Open MPI logo

Open MPI User's Mailing List Archives

  |   Home   |   Support   |   FAQ   |   all Open MPI User's mailing list

From: Prakash Velayutham (prakash.velayutham_at_[hidden])
Date: 2006-04-07 10:12:34


Pak Lui wrote:
> Prakash,
>
> tm_poll: protocol number dis error 11
> ret is 17002 instead of 0: tm_init failed
> 3 processes killed (possibly by Open MPI)
>
> I encountered similar problem with OpenPBS before, which also uses the
> TM interfaces. It returns a TM_ENOTCONNECTED (17002) when I tried to
> call tm_init for the second time (which in turns call tm_poll and
> returned that errno).
>
> I think what you did to start tm_init from another node and connect to
> another mom which I do not think is allowed. The TM module in OpenMPI
> already called tm_init once.
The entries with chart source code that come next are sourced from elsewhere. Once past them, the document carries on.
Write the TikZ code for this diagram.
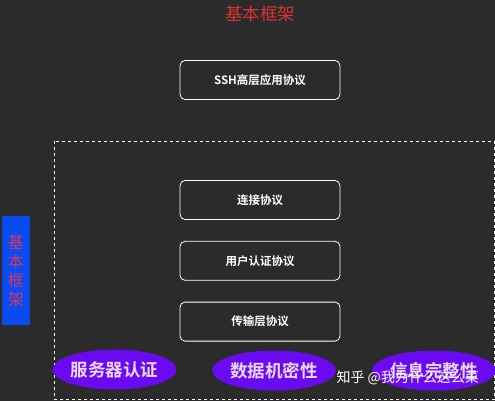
\documentclass[tikz,border=0pt]{standalone}
\usepackage{fontspec}
\newfontfamily\cjk{Noto Sans CJK SC}[BoldFont={Noto Sans CJK SC Bold}]
\usetikzlibrary{positioning, shapes.geometric}
\definecolor{bgcolor}{RGB}{43, 43, 43}
\definecolor{titlecolor}{RGB}{220, 50, 50}
\definecolor{sidecolor}{RGB}{10, 75, 240}
\definecolor{sidetext}{RGB}{215, 55, 100}
\definecolor{ovalcolor}{RGB}{105, 10, 240}
\definecolor{ovaltext}{RGB}{235, 215, 255}

\begin{document}
\begin{tikzpicture}[
    x=1pt, y=-1pt,
    node distance=21pt,
    proto/.style={rectangle, rounded corners=5pt, draw=white, line width=0.8pt, fill=bgcolor,
        minimum width=160pt, minimum height=39pt, text=white, font=\cjk\bfseries\fontsize{11.5}{13}\selectfont},
    oval/.style={ellipse, fill=ovalcolor, minimum width=119pt, minimum height=40pt, inner sep=0pt,
        text=ovaltext, font=\cjk\bfseries\fontsize{17.5}{20}\selectfont},
    frame/.style={draw=white, dashed, line width=0.8pt},
]

% Background
\fill[bgcolor] (0,0) rectangle (495,401);
\useasboundingbox (0,0) rectangle (495,401);

% Title
\node[text=titlecolor, font=\cjk\fontsize{17.5}{20}\selectfont] (title) at (260,14) {基本框架};

% Upper protocol
\node[proto] (ssh) at (260,80) {SSH高层应用协议};

% Frame
\draw[frame] (54.5,141) rectangle (494,399.5);

% Protocol stack
\node[proto] (conn) at (260,200) {连接协议};
\node[proto, below=of conn] (auth) {用户认证协议};
\node[proto, below=of auth] (trans) {传输层协议};

% Side label
\node[fill=sidecolor, minimum width=28pt, minimum height=109pt, inner sep=0pt, align=center,
    text=sidetext, font=\cjk\fontsize{16}{19}\selectfont] (side) at (16,270.5) {基\\本\\框\\架};

% Properties
\node[oval] (server) at (114.5,369.5) {服务器认证};
\node[oval] (secret) at (274,370.5) {数据机密性};
\node[oval] (integrity) at (434,370.5) {信息完整性};

% Watermark
\node[text=white, font=\cjk\fontsize{14}{16}\selectfont, anchor=west] (mark) at (333,378) {知乎 @我为什么这么菜};

\end{tikzpicture}
\end{document}
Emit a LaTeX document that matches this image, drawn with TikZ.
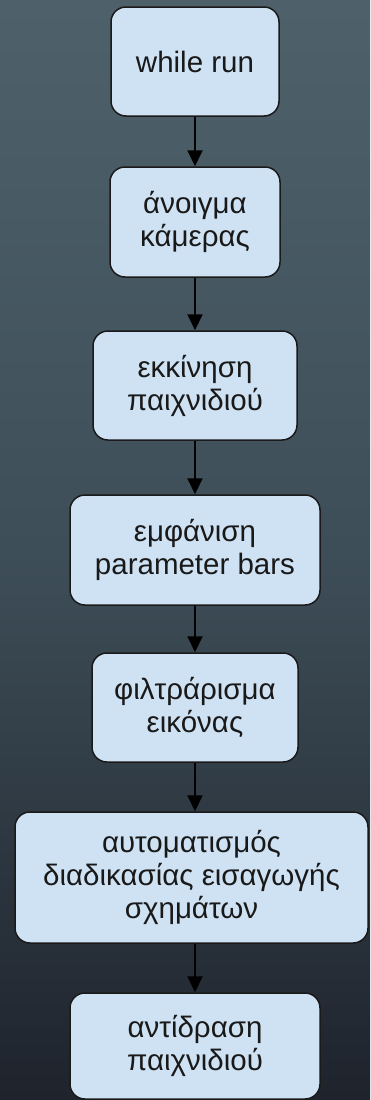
\documentclass[tikz,border=0pt]{standalone}
\usepackage{fontspec}
\setmainfont{Liberation Sans}
\usetikzlibrary{arrows.meta}
\definecolor{bgtop}{HTML}{4E616B}
\definecolor{bgmid}{HTML}{3E4E58}
\definecolor{bgbot}{HTML}{1E232C}
\definecolor{boxfill}{HTML}{CFE2F3}
\definecolor{boxline}{HTML}{1A1A1A}
\tikzset{
  stepbox/.style={draw=boxline, line width=1.5pt, fill=boxfill,
    rounded corners=15pt, align=center, inner sep=0pt,
    font=\fontsize{29.5}{33}\selectfont, text=black!90},
  flow/.style={line width=2pt, draw=black,
    -{Triangle[width=15pt,length=16pt]}}
}
\begin{document}
\begin{tikzpicture}[x=1pt,y=1pt]
  % background
  \shade[top color=bgtop, bottom color=bgbot, middle color=bgmid]
    (0,0) rectangle (370,-1100);
  \useasboundingbox (0,0) rectangle (370,-1100);

  % flow steps
  \node[stepbox, minimum width=168pt, minimum height=109pt] (b1) at (195,-61.5) {while run};
  \node[stepbox, minimum width=170pt, minimum height=110pt] (b2) at (195,-222) {άνοιγμα\\κάμερας};
  \node[stepbox, minimum width=204pt, minimum height=109pt] (b3) at (195,-385.5) {εκκίνηση\\παιχνιδιού};
  \node[stepbox, minimum width=250pt, minimum height=110pt] (b4) at (195,-550) {εμφάνιση\\parameter bars};
  \node[stepbox, minimum width=206pt, minimum height=109pt] (b5) at (195,-707.5) {φιλτράρισμα\\εικόνας};
  \node[stepbox, minimum width=353pt, minimum height=131pt] (b6) at (191.5,-877.5) {αυτοματισμός\\διαδικασίας εισαγωγής\\σχημάτων};
  \node[stepbox, minimum width=250pt, minimum height=106pt] (b7) at (195,-1046) {αντίδραση\\παιχνιδιού};

  % connectors
  \draw[flow] (b1) -- (b2);
  \draw[flow] (b2) -- (b3);
  \draw[flow] (b3) -- (b4);
  \draw[flow] (b4) -- (b5);
  \draw[flow] (b5.south) -- (b5.south |- b6.north);
  \draw[flow] (b6.south -| b7.north) -- (b7.north);
\end{tikzpicture}
\end{document}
I am curious to know about the reason that
> you need to call tm_init again?
>
> If you are curious to know about the implementation for PBS, you can
> download the source from openpbs.org. OpenPBS source:
> v2.3.16/src/lib/Libifl/tm.c
I am interested in getting this to work as I am working on implementing
support for dynamic scheduling in Torque. I want any node in an MPI-2
job (basically Open MPI implementation) to be able to request the
Torque/PBS server for more nodes. I am doing a little study in that
right now. Instead of nodes talking directly to the server, I want them
to be able to talk to Mother Superior and MS instead will talk to the
Server.

Could you please explain why this does not work now? And why it works
when I do the tm_init from MS, and only does not work from any other MOM?

Thanks,
Prakash